Enagas Shares Slide On Dismal Day For Markets

Shares in the Spanish gas transport company Enagas slid on their stock market debut yesterday, suffering the misfortune of starting trade on a day when equity markets were getting hammered throughout Europe.

Enagas, Spain's first floatation in fifteen months, saw its shares sink 6.9 per cent to 6.05 euros per share by 1120 GMT as markets across Europe were rattled by US telecoms firm Worldcom's revelation of improper accounting on a grand scale.

Parent company Gas Natural - which is in turn twenty four percent owned by Spanish oil major Repsol YPF, priced its initial public offering for Enagas at six and a half euros per share, in the lower half of an indicated range, valuing the company at 1.552 billion euros.

”Obviously we have had bad luck by starting to trade today, a date that was already set and could not be changed. We can't look at things minute by minute, rather we have to wait for a longer cycle,” Gas Natural Chairman Antonio Brufau told reporters at the Spanish stock exchange.

”Nobody in his right judgment can anticipate how a day like today might end for any stock that trades,” he said. “Enagas shareholders are lucky to have a stake in a company that will double its business in five years, which is something few companies can offer in these times.”

Britain's BP has confirmed that it has paid 77 million euros for a five per cent stake in Enagas via the IPO, which floated sixty five percent of the company.

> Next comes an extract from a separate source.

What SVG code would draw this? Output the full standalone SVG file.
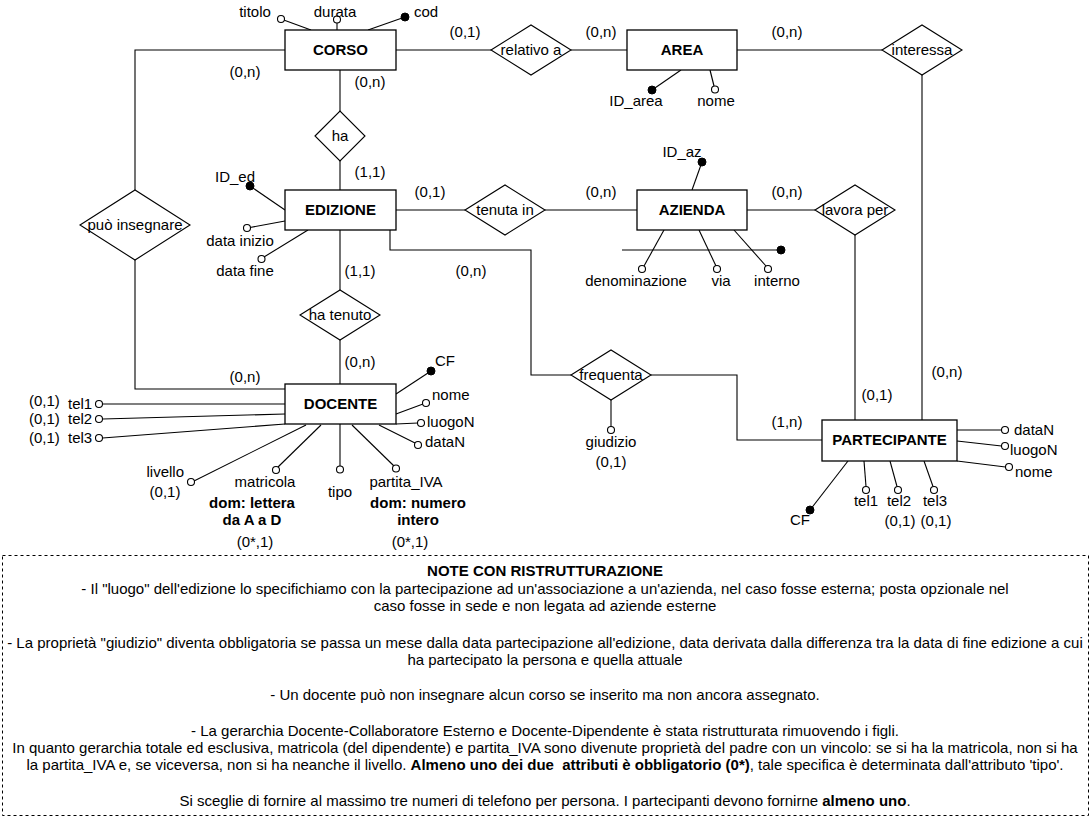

”BP's investment recognises the importance of the Spanish gas market as the destination for BP's growing international gas supply portfolio and the critical role that Enagas will play in developing Spain's gas infrastructure,” it said in a statement.

The IPO price will bring Gas Natural at least 917 million euros pending a “green-shoe” over allotment tranche of 14.1 million shares.

Enagas, a former public monopoly, owns Spain's strategic pipeline and transportation network, re-gasification plants, and gas storage facilities, all are attractive assets in Spain's fast growing energy market. It still controls ninety seven percent of the gas transportation market in terms of revenue.

Enagas plans to invest 2.6 billion euros in infrastructure from 2002 to 2006 to meet demand that the Spanish Economy Ministry projects will soar from 18.1 billion cubic metres (bcm) in 2001 to 41.7 bcm in 2010.

Enagas is the first Spanish firm to float since the national airline Iberia did in March of 2001.

The listing has been in the works since a Spanish government decree in June 2000 to liberalise Enagas by diversifying its shareholders and limiting any entity to a thirty five percent stake each.

The deal has served to reduce the debt burden for Repsol, until recently owner of forty five percent of Gas Natural, by taking about one billion euros of Enagas debt off Repsol's books.

Repsol has been hit hard by a high debt ratio and exposure to the crisis hit Argentina since it spent fifteen billion to acquire Argentine oil firm YPF in 1999.

The sale has enabled Gas Natural to reduce its debt and given it the financial muscle to make investments, Brufau said .

”Our debt ratio drops to something over thirty percent after the sale of Enagas from the forty nine percent before. The deal gives us very significant financial muscle to make investments,” Brufau said.

Brufau, who said that future investments could be in Europe or North or South America, made clear that any investment would have to offer a profitability of at least four percentage points above the company's cost of capital.

Brufau said the Enagas IPO had been “model” from the demand point of view, both in the retail and institutional tranches. However, he said the stock market had fallen around twenty percent from when the offer began.

”We set the price at 6.50 euros based on book-building ... We thought 6.50 euros was the most reasonable price which gives Enagas the possibility of rising,” he said.